Tujuan belajar adalah untuk memanusiakan manusia. Proses belajar dianggap berhasil jika si belajar telah memahami lingkungannya dan dirinya sendiri. Dengan kata lain si belajar dalam proses belajarnya harus berusaha agar lambat laun ia mampu mencapai aktualisasi diri dengan sebaik-baiknya. Secara umum teori ini cenderung bersifat elektik dalam arti memanfaatkan teknik belajar apapun agar tujuan belajar dapat tercapai. Sebagai contoh teori ini terwujud dalam karya David Krathwol dan Benjamin Bloom (Taksonomi Bloom), Klob (belajar empat tahap), Honey and Mumford (pembagian tentang macam siswa) dan Habermes (tiga macam tipe belajar).

Teori humanistik ini dikritik karena sukar digunakan dalam konteks yang lebih praktis. Teori ini dianggap lebih dekat dengan dunia filsafat daripada dunia pendidikan.

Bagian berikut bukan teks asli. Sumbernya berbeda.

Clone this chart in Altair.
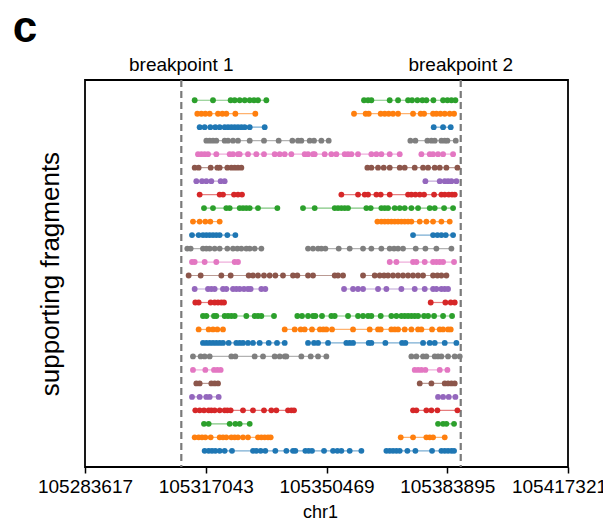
import altair as alt
import pandas as pd

WINDOW_START = 105283617
WINDOW_END = 105417321
TICKS = [105283617, 105317043, 105350469, 105383895, 105417321]
BREAKPOINT_KB = [26.66, 104.01]
BREAKPOINT_LABELS = ["breakpoint 1", "breakpoint 2"]
COLORS = ["#1f77b4", "#ff7f0e", "#2ca02c", "#d62728",
          "#9467bd", "#8c564b", "#e377c2", "#7f7f7f"]

# Supporting fragments, top row first. Each row = (left piece, right piece),
# read positions in kb past WINDOW_START.
row01 = ([30.36, 35.43, 40.32, 41.43, 42.82, 44.20, 45.59, 46.78, 47.89, 50.20],
         [77.24, 78.35, 79.27, 84.35, 86.66, 89.43, 90.54, 92.01, 93.40, 94.50, 96.44, 99.12, 100.32, 101.43, 102.53])
row02 = ([31.09, 32.20, 33.31, 34.51, 36.82, 38.02, 39.12, 41.62, 47.15],
         [74.47, 77.70, 78.54, 81.86, 82.97, 84.07, 85.27, 86.66, 90.81, 92.93, 93.86, 96.35, 97.27, 98.38, 99.58, 100.96, 102.16])
row03 = ([31.74, 33.12, 34.69, 36.08, 37.28, 38.66, 39.59, 40.51, 41.43, 42.35, 43.28, 44.20, 45.59, 49.74],
         [96.53, 99.12, 101.24])
row04 = ([33.59, 34.51, 35.43, 36.35, 38.66, 39.59, 40.97, 42.35, 45.59, 49.55, 53.61, 57.40, 58.97, 59.89, 62.20, 63.40, 65.43, 67.46],
         [90.07, 91.46, 94.78, 95.89, 96.81, 98.66, 99.58, 100.32, 102.63])
row05 = ([31.28, 32.20, 33.12, 34.05, 36.35, 40.05, 40.97, 42.35, 42.82, 45.12, 47.43, 49.55, 52.51, 53.89, 55.28, 57.12,
          60.81, 61.74, 63.12, 63.58, 66.35, 68.20, 69.58, 71.89, 72.81, 73.74, 75.58, 79.27, 80.66, 82.04, 84.35, 87.12],
         [93.12, 95.43, 96.35, 97.73, 99.12, 101.89])
row06 = ([30.36, 31.46, 34.79, 36.63, 37.28, 39.40, 40.51, 41.43, 42.35, 43.28],
         [78.17, 79.27, 81.12, 82.69, 84.35, 87.12, 88.50, 91.27, 93.58, 94.97, 96.81, 98.20, 100.04, 103.09])
row07 = ([30.82, 32.39, 33.59, 34.97, 37.55, 38.66],
         [94.23, 98.20, 99.58, 100.50, 101.43, 102.81])
row08 = ([31.74, 37.28, 38.20, 41.25, 42.35, 43.46],
         [70.97, 75.58, 77.43, 78.35, 80.66, 81.86, 84.35, 89.43, 90.35, 91.46, 92.66, 93.86, 96.63, 98.66, 99.58, 100.69, 101.61, 102.35])
row09 = ([32.94, 35.43, 39.12, 40.05, 42.82, 43.74, 44.66, 45.59, 47.89, 53.25],
         [60.35, 63.58, 69.12, 70.04, 70.97, 71.89, 72.81, 77.89, 79.09, 82.04, 82.97, 83.89, 85.74, 87.12, 88.50, 90.35, 92.20,
          95.43, 96.81, 99.40, 101.89])
row10 = ([29.89, 31.74, 33.31, 34.69, 37.28],
         [80.94, 82.04, 82.97, 83.89, 84.81, 85.74, 86.66, 87.58, 88.50, 89.43, 90.35, 92.66, 94.50, 96.35, 98.66, 100.96])
row11 = ([29.62, 31.46, 32.66, 33.59, 34.51, 35.43, 36.35, 37.28, 39.40, 41.62],
         [90.81, 96.35, 97.55, 98.66, 99.86, 101.89])
row12 = ([28.32, 29.25, 32.66, 33.59, 34.51, 35.89, 37.28, 39.40, 40.97, 42.17, 43.28, 44.66, 45.59, 46.97, 48.82],
         [61.74, 63.12, 64.51, 65.43, 66.54, 70.23, 73.27, 76.97, 79.27, 82.04, 84.35, 85.55, 86.66, 88.04, 91.55, 94.23,
          97.27, 101.43])
row13 = ([29.62, 30.36, 33.12, 36.35, 41.43, 42.35],
         [84.35, 86.20, 90.81, 91.73, 94.04, 96.35, 97.27, 98.20, 99.12, 102.16])
row14 = ([28.69, 32.02, 37.74, 40.32, 45.31, 46.51, 47.89, 49.55, 51.12, 52.69, 54.81, 57.58, 58.78, 61.74, 63.12, 69.12,
          70.04, 71.43],
         [76.97, 80.20, 81.58, 82.78, 83.89, 85.27, 86.66, 88.04, 89.43, 90.81, 92.20, 93.58, 96.35, 97.55, 98.66, 100.04])
row15 = ([30.36, 34.05, 34.97, 35.89, 38.20, 39.12, 40.97, 41.89, 42.82, 44.01, 45.12, 45.86, 48.82, 49.92],
         [71.71, 74.20, 75.58, 76.97, 81.12, 83.43, 87.58, 91.27, 94.04, 96.35, 97.27, 98.66, 99.58, 100.50])
row16 = ([30.54, 31.46, 34.79, 35.89, 36.82, 37.74, 38.48],
         [95.70, 99.76, 101.24, 102.35])
row17 = ([32.66, 33.59, 35.71, 36.35, 38.66, 39.59, 40.51, 41.43, 44.66, 46.97, 47.89, 48.82, 52.32],
         [58.78, 60.08, 61.74, 63.12, 63.77, 65.61, 68.20, 69.12, 72.81, 75.58, 76.97, 78.35, 79.27, 81.86, 84.81, 86.20,
          87.58, 88.50, 89.43, 90.35, 91.27, 92.20, 93.86, 94.97, 96.63, 99.12, 101.61])
row18 = ([31.46, 34.23, 35.43, 36.63, 38.20],
         [55.28, 58.05, 59.71, 60.81, 62.84, 65.03, 65.97, 66.81, 68.38, 74.20, 78.81, 81.12, 81.86, 84.81, 85.74, 86.66,
          88.50, 90.35, 92.20, 93.12, 96.07, 98.20, 99.12, 100.50, 101.24])
row19 = ([32.66, 33.59, 34.51, 35.43, 36.35, 37.28, 38.20, 39.77, 41.89, 42.82, 43.74, 45.12, 46.51, 48.35, 50.85, 53.15, 55.28],
         [61.74, 63.40, 64.51, 67.28, 72.35, 73.27, 74.20, 78.54, 79.27, 83.15, 87.77, 88.69, 93.58, 95.43, 96.81, 99.58, 102.81])
row20 = ([29.89, 32.02, 33.12, 34.51, 40.51, 41.62, 46.97, 49.28, 52.51, 53.89, 55.28, 55.74, 59.89, 62.48, 64.51, 66.81],
         [90.35, 91.73, 93.58, 94.50, 96.81, 97.73, 98.66, 100.50, 102.35, 103.73])
row21 = ([29.89, 33.31, 35.71, 36.63, 37.55],
         [91.27, 92.20, 93.12, 94.23, 98.20, 100.32])
row22 = ([30.82, 31.74, 34.97, 35.89, 36.82],
         [92.66, 95.89, 99.58, 100.50, 101.43, 102.35])
row23 = ([29.62, 31.74, 33.59, 34.51, 37.00],
         [97.73, 99.12, 100.69, 102.53])
row24 = ([30.54, 31.74, 32.94, 34.23, 34.97, 35.89, 37.28, 38.66, 39.40, 40.32, 43.74, 46.51, 49.55, 51.58, 52.97, 56.20,
          57.12, 57.86],
         [90.81, 91.73, 94.50, 95.89, 97.55, 103.09])
row25 = ([32.94, 34.23, 40.05, 41.62, 42.82, 45.59],
         [97.73, 99.12, 100.04, 102.16])
row26 = ([30.36, 31.46, 32.39, 33.31, 34.79, 37.28, 38.20, 39.12, 40.51, 41.43, 42.35, 43.74, 45.12, 47.89, 48.82, 49.74,
          50.66, 51.40],
         [87.40, 90.81, 94.50, 95.43, 96.35, 99.58])
row27 = ([33.12, 34.23, 35.15, 36.08, 37.28, 38.66, 40.69, 46.51, 47.43, 48.63, 49.92, 52.69, 55.74, 57.58, 58.23, 61.00,
          61.92, 62.84, 66.17, 68.66, 69.86, 70.97, 73.27, 76.51],
         [83.43, 84.35, 85.27, 86.20, 87.12, 89.24, 91.46, 96.07, 98.66, 99.58, 100.50, 101.43, 102.16])

ROWS = [row01, row02, row03, row04, row05, row06, row07, row08, row09, row10,
        row11, row12, row13, row14, row15, row16, row17, row18, row19, row20,
        row21, row22, row23, row24, row25, row26, row27]

n = len(ROWS)
records = []
for i, row in enumerate(ROWS):
    level = n - 1 - i
    color = COLORS[level % len(COLORS)]
    for j, piece in enumerate(row):
        for p in piece:
            records.append({"pos": WINDOW_START + round(p * 1000), "row": level,
                            "seg": f"{i}-{j}", "color": color})
df = pd.DataFrame(records)

bp_df = pd.DataFrame({"pos": [WINDOW_START + round(b * 1000) for b in BREAKPOINT_KB],
                      "label": BREAKPOINT_LABELS})

FONT = "Liberation Sans"
W, H = 483, 387

xscale = alt.Scale(domain=[WINDOW_START, WINDOW_END], nice=False, zero=False)
yscale = alt.Scale(domain=[-1.2, 27.5], nice=False, zero=False)

xaxis = alt.Axis(values=TICKS, format="d", title=None, labelFlush=False,
                 labelOverlap=False, grid=False, domain=False,
                 tickColor="black", tickWidth=1.5, tickSize=6,
                 labelFontSize=19, labelColor="black", labelFont=FONT,
                 labelPadding=4,
                 labelOffset={"condition": {"test": f"datum.value >= {WINDOW_END}",
                                            "value": -9}, "value": 0})
yaxis = alt.Axis(title="supporting fragments", labels=False, ticks=False,
                 grid=False, domain=False, titleFontSize=26, titleFont=FONT,
                 titleFontWeight="normal", titleColor="black", titlePadding=22)

base = alt.Chart(df)
lines = base.mark_line(strokeWidth=1.2, opacity=0.6).encode(
    x=alt.X("pos:Q", scale=xscale, axis=xaxis),
    y=alt.Y("row:Q", scale=yscale, axis=yaxis),
    color=alt.Color("color:N", scale=None),
    detail="seg:N",
    order="pos:Q",
)
points = base.mark_circle(size=34, opacity=1).encode(
    x=alt.X("pos:Q", scale=xscale),
    y=alt.Y("row:Q", scale=yscale),
    color=alt.Color("color:N", scale=None),
)

rules = alt.Chart(bp_df).mark_rule(strokeDash=[7, 4], strokeWidth=2.2,
                                   color="#7a7a7a").encode(
    x=alt.X("pos:Q", scale=xscale))

bp_text = alt.Chart(bp_df).mark_text(fontSize=19, font=FONT, color="black",
                                     baseline="alphabetic").encode(
    x=alt.X("pos:Q", scale=xscale), y=alt.value(-9), text="label:N")

panel = alt.Chart(pd.DataFrame({"t": ["c"]})).mark_text(
    fontSize=44, font=FONT, fontWeight="bold", color="black",
    baseline="alphabetic", align="center").encode(
    x=alt.value(-60), y=alt.value(-38), text="t:N")

xtitle = alt.Chart(pd.DataFrame({"t": ["chr1"]})).mark_text(
    fontSize=18, font=FONT, color="black", baseline="alphabetic",
    align="center").encode(
    x=alt.value(W / 2 - 6), y=alt.value(H + 51), text="t:N")

chart = alt.layer(rules, lines, points, bp_text, panel, xtitle).properties(
    width=W, height=H,
    autosize=alt.AutoSizeParams(type="none"),
    padding={"left": 77, "top": 72, "right": 35, "bottom": 53},
).configure(background="white").configure_view(stroke="black", strokeWidth=1.8)

chart.save("out.html", embed_options={"renderer": "svg", "actions": False})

Aplikasi teori humanistik dalam pembelajaran, guru lebih mengarahkan siswa untuk berpikir induktif, mementingkan pengalaman serta membutuhkan keterlibatan siswa secara aktif dalam proses belajar.

4. Teori belajar Sibernetik

Teori ini masih baru jika dibandingkan dengan ketiga teori yang telah dijelaskan sebelumnya . Teori ini berkembang sejalan dengan perkembangan ilmu informasi. Menurut teori ini belajar adalah pengolahan informasi . Teori ini berasumsi bahwa tidak ada satupun jenis cara belajar yang ideal untuk segala situasi, sebab cara belajar sangat ditentukan oleh sistem informasi.

Teori ini dikembangkan oleh Landa (dalam bentuk pendekatan algoritmik dan Neuristik) serta Pask and Scott dengan pembagian tipe siswa yaitu type Wholist dan type Ferialist.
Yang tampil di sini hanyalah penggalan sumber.